Mary
Wollstonecraft Shelley, who passed away on 1 February 1851, in London, was an English
Romantic novelist best known as the author of Frankenstein.
Mary Shelley’s best-known book is Frankenstein; or, The Modern
Prometheus (1818, revised 1831), a text that is part Gothic novel and part
philosophical novel; it is also often considered an early example of science
fiction. It narrates the dreadful consequences that arise after a scientist has
artificially created a human being. (The
man-made monster in this novel inspired a similar creature in numerous
American horror films.) She wrote several other novels, including Valperga (1823), The
Fortunes of Perkin Warbeck (1830), Lodore (1835),
and Falkner (1837); The
Last Man (1826), an account of the future destruction of the
human race by a plague, is often ranked as her best work.
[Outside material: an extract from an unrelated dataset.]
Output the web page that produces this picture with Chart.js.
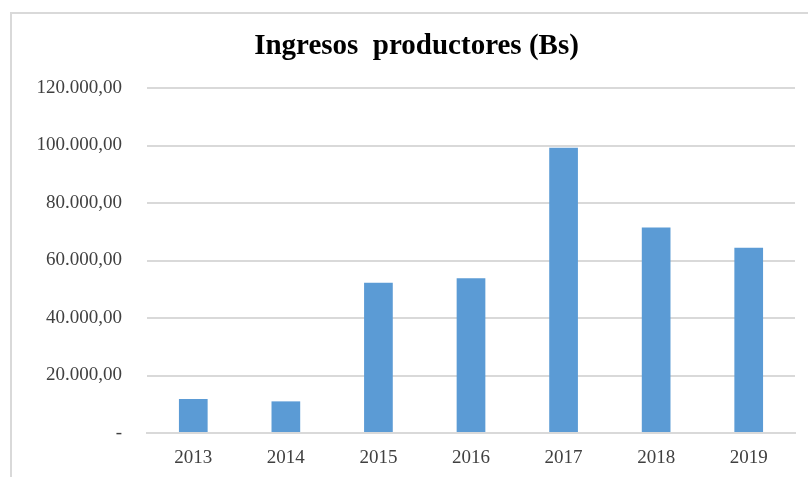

Her travel book History
of a Six Weeks’ Tour (1817) recounts the continental tour she
and Shelley took in 1814 following their elopement and then recounts their
summer near Geneva in 1816.
Late 20th-century publications of her casual writings include The
Journals of Mary Shelley, 1814–1844 (1987), edited by Paula R.
Feldman and Diana Scott-Kilvert, and Selected Letters of Mary
Wollstonecraft Shelley (1995), edited by Betty T. Bennett.